A photo of me standing in front of Pixar's campus gate on my first day of internship
Me on the first day of my internship at Pixar.
Surface flow on a poligonal mesh with curvature
Physics-based animation of a surface viscous flow on a poligonal mesh with arbitrary curvature.
Thin viscous film flowing down a sphere
Physics-based animation of a thin viscous film flowing down a sphere.

Master project

For my master’s thesis project, I analyzed and implemented the original algorithm by Catmull-Clark for closed subdivision surfaces. The phrase subdivision surfaces, in the field of 3D Computer Graphics, refers to a class of surfaces that are obtained with the aid of computers through repeated refinements of their control points polyhedra. The Catmull-Clark subdivision algorithm works on polyhedra with arbitrary topology, and the limit-surface generated by this geometric flow is a uniform bicubic B-spline surface of class C2, except at points that have a number of adjacent edges different from four, called extraordinary points, where they have C1 continuity.
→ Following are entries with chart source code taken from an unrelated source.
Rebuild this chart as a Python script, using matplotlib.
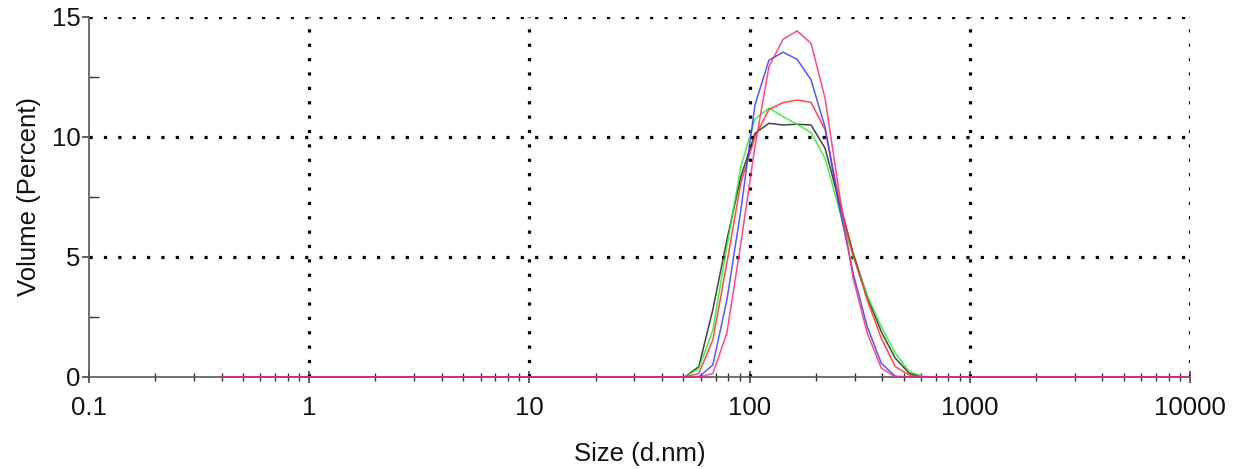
import matplotlib
matplotlib.use("Agg")
import matplotlib.pyplot as plt
from matplotlib.ticker import FixedLocator, LogLocator, NullFormatter, FixedFormatter

plt.rcParams['font.family'] = ['Liberation Sans', 'DejaVu Sans']

# Zetasizer size bins (d.nm)
sizes = [0.4, 0.4632, 0.5365, 0.6213, 0.7195, 0.8332, 0.9649, 1.117, 1.294, 1.499,
         1.736, 2.01, 2.328, 2.696, 3.122, 3.615, 4.187, 4.849, 5.615, 6.503,
         7.531, 8.721, 10.1, 11.7, 13.54, 15.69, 18.17, 21.04, 24.36, 28.21,
         32.67, 37.84, 43.82, 50.75, 58.77, 68.06, 78.82, 91.28, 105.7, 122.4,
         141.8, 164.2, 190.1, 220.2, 255.0, 295.3, 342.0, 396.1, 458.7, 531.2,
         615.1, 712.4, 825.0, 955.4, 1106, 1281, 1484, 1718, 1990, 2305,
         2669, 3091, 3580, 4145, 4801, 5560, 6439, 7456, 8635, 10000]

# volume % for bins 33..50 (50.75 .. 615.1 nm), zero elsewhere
peak_black = [0, 0.43, 2.8, 5.7, 8.35, 10.15, 10.57, 10.5, 10.53, 10.5, 9.53, 7.3, 5.15, 3.35, 1.89, 0.78, 0.15, 0]
peak_green = [0, 0.35, 1.96, 5.43, 8.76, 10.75, 11.2, 10.85, 10.53, 10.18, 9.1, 7.0, 5.0, 3.4, 2.1, 0.99, 0.22, 0.02]
peak_red = [0, 0.14, 1.54, 4.74, 8.1, 10.0, 11.15, 11.43, 11.54, 11.44, 10.3, 7.4, 5.1, 3.2, 1.62, 0.43, 0.08, 0]
peak_blue = [0, 0, 0.5, 3.2, 6.96, 11.33, 13.2, 13.53, 13.24, 12.38, 10.4, 7.1, 4.32, 2.1, 0.57, 0.03, 0, 0]
peak_pink = [0, 0, 0.14, 1.83, 5.57, 9.6, 12.93, 14.07, 14.42, 13.9, 11.6, 7.7, 4.1, 1.83, 0.37, 0, 0, 0]

series = [
    (peak_black, "#222222"),
    (peak_green, "#22ee22"),
    (peak_red, "#ff2a2a"),
    (peak_blue, "#3a3aff"),
    (peak_pink, "#ff2a70"),
]

x_ticks = [0.1, 1, 10, 100, 1000, 10000]
x_labels = ["0.1", "1", "10", "100", "1000", "10000"]
y_ticks = [0, 5, 10, 15]

fig = plt.figure(figsize=(12.39, 4.69), dpi=100)
ax = fig.add_axes([0.0718, 0.1962, 0.9605 - 0.0718, 0.9638 - 0.1962])

for peak, col in series:
    vals = [0] * 33 + peak + [0] * 19
    ax.plot(sizes, vals, color=col, lw=1.1, alpha=0.85, zorder=4, clip_on=False)

ax.set_xscale("log")
ax.set_xlim(0.1, 10000)
ax.set_ylim(0, 15)

ax.xaxis.set_major_locator(FixedLocator(x_ticks))
ax.xaxis.set_major_formatter(FixedFormatter(x_labels))
ax.xaxis.set_minor_locator(LogLocator(base=10, subs=range(2, 10)))
ax.xaxis.set_minor_formatter(NullFormatter())
ax.yaxis.set_major_locator(FixedLocator(y_ticks))
ax.yaxis.set_minor_locator(FixedLocator([2.5, 7.5, 12.5]))

# dotted grid, square dots about 14 px apart
dots = (0, (1, 3.5))
for xv in x_ticks[1:]:
    ax.axvline(xv, color="black", lw=2.3, linestyle=dots, dash_capstyle="butt", zorder=2)
for yv in y_ticks[1:]:
    ax.axhline(yv, color="black", lw=2.3, linestyle=dots, dash_capstyle="butt", zorder=2)

for s in ["top", "right"]:
    ax.spines[s].set_visible(False)
for s in ["left", "bottom"]:
    ax.spines[s].set_color("#555555")
    ax.spines[s].set_linewidth(1.2)

ax.tick_params(axis="x", which="major", direction="inout", length=9, width=1.1,
               color="#333333", labelsize=18.5, labelcolor="#111111", pad=9)
ax.tick_params(axis="x", which="minor", direction="inout", length=6, width=1.0, color="#333333")
ax.tick_params(axis="y", which="major", direction="out", length=5, width=1.1,
               color="#333333", labelsize=18.5, labelcolor="#111111", pad=1)
ax.tick_params(axis="y", which="minor", direction="in", length=7, width=1.0, color="#333333")

ax.set_xlabel("Size (d.nm)", fontsize=18.5, color="#111111", labelpad=16)
ax.set_ylabel("Volume (Percent)", fontsize=18.5, color="#111111", labelpad=8)

fig.savefig("out.png", dpi=100)
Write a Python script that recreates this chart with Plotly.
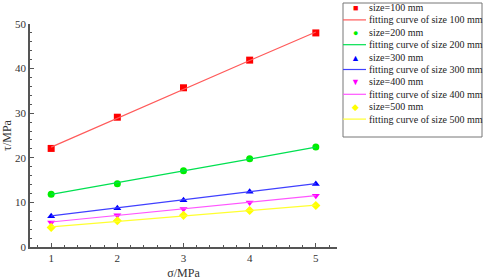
import plotly.graph_objects as go

sigma = [1, 2, 3, 4, 5]
sizes = ["100", "200", "300", "400", "500"]
tau_100 = [22.1, 29.1, 35.7, 41.9, 48.0]
tau_200 = [11.8, 14.2, 17.1, 19.8, 22.4]
tau_300 = [6.9, 8.7, 10.5, 12.4, 14.1]
tau_400 = [5.5, 7.1, 8.5, 10.0, 11.5]
tau_500 = [4.4, 5.9, 7.1, 8.2, 9.3]
fit_100 = [22.4, 28.9, 35.3, 41.8, 48.2]
fit_200 = [11.8, 14.4, 17.1, 19.7, 22.4]
fit_300 = [7.0, 8.8, 10.6, 12.4, 14.2]
fit_400 = [5.6, 7.1, 8.5, 10.0, 11.5]
fit_500 = [4.5, 5.7, 7.0, 8.2, 9.4]

series = [tau_100, tau_200, tau_300, tau_400, tau_500]
fits = [fit_100, fit_200, fit_300, fit_400, fit_500]
colors = ["#ff0000", "#00ee00", "#0000ff", "#ff00ff", "#ffff00"]
line_colors = ["#ff5a5a", "#00e050", "#4040ff", "#ff55ff", "#ffff30"]
symbols = ["square", "circle", "triangle-up", "triangle-down", "diamond"]
glyphs = ["■", "●", "▲", "▼", "◆"]

SERIF = "Liberation Serif, Times New Roman, serif"

W, H = 484, 280
L, R, T, B = 30, 147, 24, 33
pw, ph = W - L - R, H - T - B

def px(x):
    return (x - L) / pw

def py(y):
    return (H - B - y) / ph

fig = go.Figure()
for s, y, f, c, lc, sym in zip(sizes, series, fits, colors, line_colors, symbols):
    fig.add_trace(go.Scatter(x=sigma, y=y, mode="markers", name=f"size={s} mm",
                             marker=dict(color=c, symbol=sym, size=7), showlegend=False))
    fig.add_trace(go.Scatter(x=sigma, y=f, mode="lines", name=f"fitting curve of size {s} mm",
                             line=dict(color=lc, width=1.2), showlegend=False))

axis_common = dict(showgrid=False, zeroline=False, showline=True, linecolor="#555",
                   linewidth=1.5, ticks="inside", ticklen=4, tickcolor="#555", automargin=False,
                   tickfont=dict(family=SERIF, size=11, color="#333"),
                   minor=dict(ticks="inside", ticklen=2, tickcolor="#555"))

fig.update_xaxes(range=[0.68, 5.32], tickvals=sigma, **axis_common,
                 title=dict(text="σ/MPa", font=dict(family=SERIF, size=12, color="#333"), standoff=6))
fig.update_yaxes(range=[0, 50], dtick=10, **axis_common,
                 title=dict(text="τ/MPa", font=dict(family=SERIF, size=12, color="#333"), standoff=4))

# custom legend (compact, like the original)
shapes = [dict(type="rect", xref="paper", yref="paper",
               x0=px(343), x1=px(482), y0=py(137), y1=py(3),
               line=dict(color="#777", width=1), fillcolor="rgba(0,0,0,0)")]
annotations = []
y0, step = 7.5, 12.4
for i, (s, c, lc, g) in enumerate(zip(sizes, colors, line_colors, glyphs)):
    ym = y0 + 2 * i * step
    yl = ym + step
    annotations.append(dict(x=px(355), y=py(ym), xref="paper", yref="paper", text=g,
                            showarrow=False, font=dict(size=9, color=c), xanchor="center", yanchor="middle"))
    annotations.append(dict(x=px(367), y=py(ym), xref="paper", yref="paper", text=f"size={s} mm",
                            showarrow=False, font=dict(family=SERIF, size=10, color="#222"),
                            xanchor="left", yanchor="middle"))
    shapes.append(dict(type="line", xref="paper", yref="paper", x0=px(343), x1=px(366),
                       y0=py(yl), y1=py(yl), line=dict(color=lc, width=1.2)))
    annotations.append(dict(x=px(367), y=py(yl), xref="paper", yref="paper",
                            text=f"fitting curve of size {s} mm",
                            showarrow=False, font=dict(family=SERIF, size=10, color="#222"),
                            xanchor="left", yanchor="middle"))

fig.update_layout(width=W, height=H, margin=dict(l=L, r=R, t=T, b=B),
                  plot_bgcolor="white", paper_bgcolor="white", showlegend=False,
                  shapes=shapes, annotations=annotations)
fig.write_html("out.html", config={"displayModeBar": False},
               post_script="document.body.style.margin='0px';")
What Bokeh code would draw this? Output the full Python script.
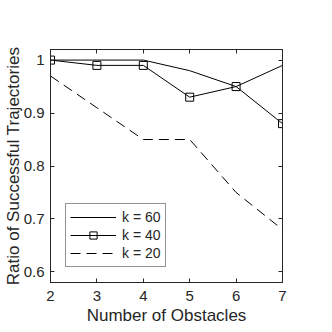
from bokeh.plotting import figure
from bokeh.models import (Range1d, LinearAxis, FixedTicker, Legend, LegendItem,
                          CustomJSTickFormatter)
from bokeh.embed import file_html
from bokeh.resources import INLINE

obstacles = [2, 3, 4, 5, 6, 7]
k60 = [1.00, 1.00, 1.00, 0.98, 0.95, 0.99]
k40 = [1.00, 0.99, 0.99, 0.93, 0.95, 0.88]
k20 = [0.97, 0.91, 0.85, 0.85, 0.75, 0.68]
x_ticks = [2, 3, 4, 5, 6, 7]
y_ticks = [0.6, 0.7, 0.8, 0.9, 1.0]
x_label = "Number of Obstacles"
y_label = "Ratio of Successful Trajectories"
FONT = "Liberation Sans"
AX = "#262626"

p = figure(width=332, height=332, output_backend="svg", toolbar_location=None,
           x_range=Range1d(2, 7), y_range=Range1d(0.58, 1.02),
           min_border_left=49, min_border_right=50,
           min_border_top=49, min_border_bottom=50,
           x_axis_type=None, y_axis_type=None)
p.grid.visible = False
p.outline_line_color = AX
p.outline_line_width = 1
p.background_fill_color = "white"
p.border_fill_color = "white"

def style_axis(ax, ticks, show_labels):
    ax.ticker = FixedTicker(ticks=ticks)
    ax.minor_tick_line_color = None
    ax.major_tick_in = 4
    ax.major_tick_out = 0
    ax.major_tick_line_color = AX
    ax.axis_line_color = AX
    ax.major_label_text_font = FONT
    ax.major_label_text_font_size = "15px"
    ax.major_label_text_color = AX
    ax.axis_label_text_font = FONT
    ax.axis_label_text_font_size = "17px"
    ax.axis_label_text_font_style = "normal"
    ax.axis_label_text_color = AX
    if not show_labels:
        ax.formatter = CustomJSTickFormatter(code="return ''")
        ax.major_label_standoff = 0

xb = LinearAxis(axis_label=x_label)
style_axis(xb, x_ticks, True)
xb.major_label_standoff = 8
xb.axis_label_standoff = 2
p.add_layout(xb, "below")

yl = LinearAxis(axis_label=y_label)
style_axis(yl, y_ticks, True)
yl.major_label_standoff = 6
yl.axis_label_standoff = -2
p.add_layout(yl, "left")

xt = LinearAxis()
style_axis(xt, x_ticks, False)
p.add_layout(xt, "above")

yr = LinearAxis()
style_axis(yr, y_ticks, False)
p.add_layout(yr, "right")

r60 = p.line(obstacles, k60, line_color="black", line_width=1)
r40 = p.line(obstacles, k40, line_color="black", line_width=1)
s40 = p.scatter(obstacles, k40, marker="square", size=8, fill_color=None,
                line_color="black", line_width=1)
r20 = p.line(obstacles, k20, line_color="black", line_width=1, line_dash="10 6")

legend = Legend(items=[
    LegendItem(label="k = 60", renderers=[r60]),
    LegendItem(label="k = 40", renderers=[r40, s40]),
    LegendItem(label="k = 20", renderers=[r20]),
], location=(15, 15))
legend.margin = 0
legend.padding = 4
legend.spacing = 0
legend.glyph_width = 46
legend.glyph_height = 18
legend.label_height = 18
legend.label_standoff = 6
legend.label_text_font = FONT
legend.label_text_font_size = "14px"
legend.label_text_color = AX
legend.border_line_color = AX
legend.border_line_width = 1
legend.background_fill_color = "white"
legend.background_fill_alpha = 1
p.add_layout(legend, "center")

open("out.html", "w").write(file_html(p, INLINE))
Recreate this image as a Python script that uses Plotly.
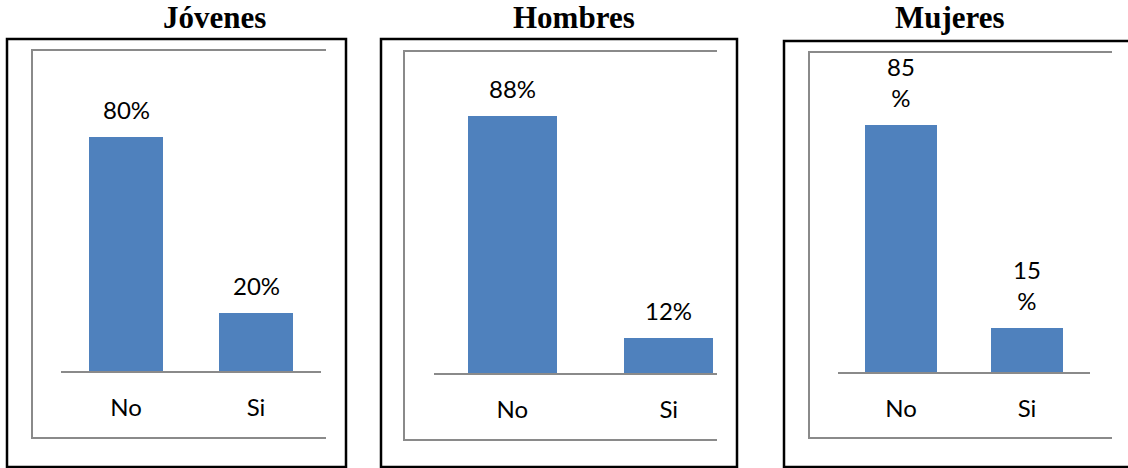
import plotly.graph_objects as go

# Survey answers by group (percent)
categories = ["No", "Si"]
groups = ["Jóvenes", "Hombres", "Mujeres"]
jovenes = [80, 20]
hombres = [88, 12]
mujeres = [85, 15]
label_texts = [
    ["80%", "20%"],
    ["88%", "12%"],
    ["85<br>%", "15<br>%"],
]

W, H = 1128, 468
BAR_COLOR = "#4F81BD"
GRAY = "#8A8A8A"
LABEL_FONT = dict(family="Lato, Liberation Sans, sans-serif", size=24, color="#000000")


def px(x):
    return x / W


def py(y):
    return 1 - y / H


# panel geometry in screen pixels
panels = [
    dict(values=jovenes, left=61, right=321, step=130, base=371, scale=2.925,
         title_x=214, outer=(7, 39, 346, 467), inner=(32, 50, 326, 438)),
    dict(values=hombres, left=434, right=717, step=156.5, base=373, scale=2.92,
         title_x=574, outer=(381, 39, 737, 467), inner=(404, 51, 717, 440)),
    dict(values=mujeres, left=838, right=1090, step=126, base=372, scale=2.905,
         title_x=950, outer=(784, 41, 1135, 467), inner=(809, 52, 1112, 438)),
]

fig = go.Figure()
shapes = []
annotations = []
TOP = 60

for i, p in enumerate(panels):
    n = i + 1
    xa = "x" if n == 1 else f"x{n}"
    ya = "y" if n == 1 else f"y{n}"
    fig.add_trace(go.Bar(
        x=categories, y=p["values"], width=0.57,
        marker=dict(color=BAR_COLOR, line=dict(width=0)),
        xaxis=xa, yaxis=ya, showlegend=False, hoverinfo="skip",
    ))
    xr = [-0.5, -0.5 + (p["right"] - p["left"]) / p["step"]]
    yr = [0, (p["base"] - TOP) / p["scale"]]
    fig.update_layout(**{
        ("xaxis" if n == 1 else f"xaxis{n}"): dict(
            domain=[px(p["left"]), px(p["right"])], range=xr, anchor=ya,
            showline=True, linecolor=GRAY, linewidth=1.5, ticks="",
            showgrid=False, zeroline=False, fixedrange=True,
            tickfont=LABEL_FONT, ticklabelstandoff=14,
        ),
        ("yaxis" if n == 1 else f"yaxis{n}"): dict(
            domain=[py(p["base"]), py(TOP)], range=yr, anchor=xa,
            visible=False, showgrid=False, zeroline=False, fixedrange=True,
        ),
    })
    # value labels above bars
    for c, v, t in zip(categories, p["values"], label_texts[i]):
        annotations.append(dict(
            x=c, y=v, xref=xa, yref=ya, text=t, showarrow=False,
            xanchor="center", yanchor="bottom", yshift=11, font=LABEL_FONT,
        ))
    # group title
    annotations.append(dict(
        x=px(p["title_x"]), y=py(18), xref="paper", yref="paper",
        text=f"<b>{groups[i]}</b>", showarrow=False,
        xanchor="center", yanchor="middle",
        font=dict(family="Liberation Serif, Times New Roman, serif", size=31, color="#000000"),
    ))
    # outer black frame
    x0, y0, x1, y1 = p["outer"]
    shapes.append(dict(type="rect", xref="paper", yref="paper",
                       x0=px(x0), x1=px(x1), y0=py(y1), y1=py(y0),
                       line=dict(color="#000000", width=2.5)))
    # inner gray frame (open on the right)
    x0, y0, x1, y1 = p["inner"]
    shapes.append(dict(type="path", xref="paper", yref="paper",
                       path=f"M {px(x1)} {py(y0)} L {px(x0)} {py(y0)} L {px(x0)} {py(y1)} L {px(x1)} {py(y1)}",
                       line=dict(color=GRAY, width=2)))

fig.update_layout(
    width=W, height=H, margin=dict(l=0, r=0, t=0, b=0),
    paper_bgcolor="#FFFFFF", plot_bgcolor="rgba(0,0,0,0)",
    shapes=shapes, annotations=annotations, bargap=0,
)

fig.write_html("out.html", config={"displayModeBar": False})
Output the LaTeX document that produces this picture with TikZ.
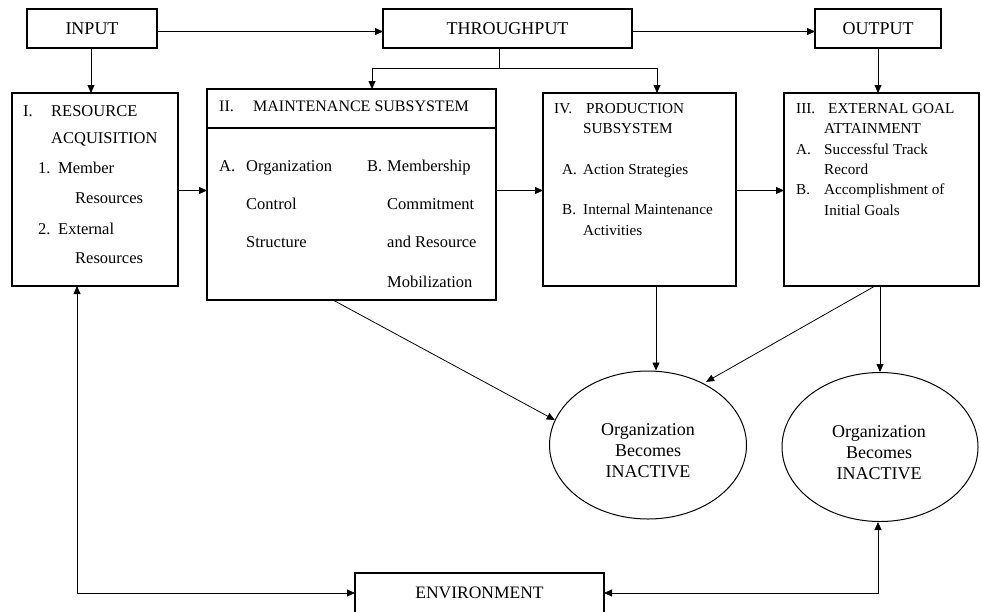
\documentclass[tikz,border=0pt]{standalone}
\usepackage{fontspec}
\setmainfont{Liberation Serif}
\usetikzlibrary{arrows.meta,shapes.geometric,calc}
\begin{document}
\begin{tikzpicture}[x=1pt,y=-1pt,
  box/.style={draw,line width=1.2pt,inner sep=0pt,outer sep=0pt},
  conn/.style={line width=0.8pt},
  arr/.style={conn,-{Triangle[length=8pt,width=7pt]}},
  arrboth/.style={conn,{Triangle[length=8pt,width=7pt]}-{Triangle[length=8pt,width=7pt]}},
  big/.style={font=\fontsize{18}{21}\selectfont},
  ta/.style={anchor=base west,inner sep=0pt,font=\fontsize{16.5}{19}\selectfont},
  tb/.style={anchor=base west,inner sep=0pt,font=\fontsize{15.2}{18}\selectfont}]
\path[use as bounding box] (0,0) rectangle (981,611);
\clip (0,0) rectangle (981,611);
% top boxes
\node[box,big,minimum width=130,minimum height=39] (input) at (92,28.5) {INPUT};
\node[box,big,minimum width=249,minimum height=39] (thru) at (507.5,28.5) {THROUGHPUT};
\node[box,big,minimum width=126,minimum height=39] (output) at (878,28.5) {OUTPUT};
% main boxes
\node[box,minimum width=166,minimum height=193,anchor=north west] (res) at (12,93) {};
\node[box,minimum width=289,minimum height=211,anchor=north west] (maint) at (207,89) {};
\coordinate (mdl) at (207,128);
\draw[line width=1.2pt] (mdl) -- (mdl -| maint.east);
\node[box,minimum width=193,minimum height=193,anchor=north west] (prod) at (543,93) {};
\node[box,minimum width=195,minimum height=193,anchor=north west] (ext) at (784,93) {};
% ellipses
\node[draw,ellipse,line width=1pt,minimum width=197,minimum height=148,inner sep=0pt] (e1) at (648,445) {};
\node[draw,ellipse,line width=1pt,minimum width=196,minimum height=149,inner sep=0pt] (e2) at (880,447) {};
\node[big,align=center,inner sep=0pt] (e1t) at (648,451) {Organization\\Becomes\\INACTIVE};
\node[big,align=center,inner sep=0pt] (e2t) at (879,453) {Organization\\Becomes\\INACTIVE};
% environment
\node[box,font=\fontsize{17.5}{20}\selectfont,minimum width=249,minimum height=40] (env) at (479.5,593) {ENVIRONMENT};
% resource text
\node[ta] (r1) at (23,116) {I.};
\node[ta] (r2) at (51,116) {RESOURCE};
\node[ta] (r3) at (51,143.5) {ACQUISITION};
\node[ta] (r4) at (38,173.5) {1.};
\node[ta] (r5) at (58,173.5) {Member};
\node[ta] (r6) at (75,203.5) {Resources};
\node[ta] (r7) at (38,234.5) {2.};
\node[ta] (r8) at (58,234.5) {External};
\node[ta] (r9) at (75,263.5) {Resources};
% maintenance text
\node[ta,font=\fontsize{16}{19}\selectfont] (m1) at (219,111.5) {II.};
\node[ta,font=\fontsize{16}{19}\selectfont] (m2) at (253,111.5) {MAINTENANCE SUBSYSTEM};
\node[ta] (m3) at (219,171.5) {A.};
\node[ta] (m4) at (246,171.5) {Organization};
\node[ta] (m5) at (246,209.5) {Control};
\node[ta] (m6) at (246,247.5) {Structure};
\node[ta] (m7) at (367,171.5) {B.};
\node[ta] (m8) at (387,171.5) {Membership};
\node[ta] (m9) at (387,209.5) {Commitment};
\node[ta] (m10) at (387,247.5) {and Resource};
\node[ta] (m11) at (387,287.5) {Mobilization};
% production text
\node[tb] (p1) at (554,113) {IV.};
\node[tb] (p2) at (586,113) {PRODUCTION};
\node[tb] (p3) at (583,133) {SUBSYSTEM};
\node[tb] (p4) at (562,174) {A.};
\node[tb] (p5) at (583,174) {Action Strategies};
\node[tb] (p6) at (562,214) {B.};
\node[tb] (p7) at (583,214) {Internal Maintenance};
\node[tb] (p8) at (583,235) {Activities};
% external text
\node[tb] (x1) at (796,113) {III.};
\node[tb] (x2) at (828,113) {EXTERNAL GOAL};
\node[tb] (x3) at (824,133) {ATTAINMENT};
\node[tb] (x4) at (796,154) {A.};
\node[tb] (x5) at (824,154) {Successful Track};
\node[tb] (x6) at (824,174) {Record};
\node[tb] (x7) at (796,194) {B.};
\node[tb] (x8) at (824,194) {Accomplishment of};
\node[tb] (x9) at (824,215) {Initial Goals};
% connectors top
\draw[arr] ([yshift=-3pt]input.east) -- ([yshift=-3pt]thru.west);
\draw[arr] ([yshift=-3pt]thru.east) -- ([yshift=-3pt]output.west);
\coordinate (ia) at (91,48);
\draw[arr] (ia |- input.south) -- (ia |- res.north);
\draw[arr] (output.south) -- (output.south |- ext.north);
\coordinate (tbr) at (499,68);
\coordinate (tlft) at (372,68);
\coordinate (trgt) at (657,68);
\draw[conn] (tbr |- thru.south) -- (tbr);
\draw[arr] (tbr) -- (tlft) -- (tlft |- maint.north);
\draw[arr] (tbr) -- (trgt) -- (trgt |- prod.north);
% horizontal flow
\coordinate (hy) at (0,190.5);
\draw[arr] (hy -| res.east) -- (hy -| maint.west);
\draw[arr] (hy -| maint.east) -- (hy -| prod.west);
\draw[arr] (hy -| prod.east) -- (hy -| ext.west);
% to ellipses
\coordinate (ms) at (333,300);
\draw[arr] (ms) -- (e1.165);
\coordinate (ps) at (656,286);
\draw[arr] (ps) -- (ps |- e1.north);
\coordinate (xs) at (875,286);
\draw[arr,shorten >=3pt] (xs) -- (e1.48);
\draw[arr] (e2.north |- ext.south) -- (e2.north);
% environment loops
\coordinate (lc) at (77,593);
\coordinate (rc) at (878,593);
\draw[arrboth] (lc |- res.south) -- (lc) -- (env.west);
\draw[arrboth] (rc |- e2.south) -- (rc) -- (env.east);
\end{tikzpicture}
\end{document}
Catmull-Clark subdivision surface of a cubed-sphere
Catmull-Clark subdivision of a cubed-sphere.

Indipendent contribution: to extend the original algorithm, which only treated closed surfaces, I added support for open surfaces. In this case, the boundary conditions were implemented using the same approach as the one by Nasri (i.e. the auxiliary ghost nodes are defined by linear extrapolations of the internal nodes, similar to a reflective boundary condition in the analysis of partial differential equations).

Catmull-Clark subdivision surface of an open surface
Catmull-Clark subdivision of an open surface.


I hold a PhD in Applied Math and I work mainly in scientific computing, seeking numerical solutions of partial differential equations that can arise in fluid dynamics, solid mechanics and other scenarios.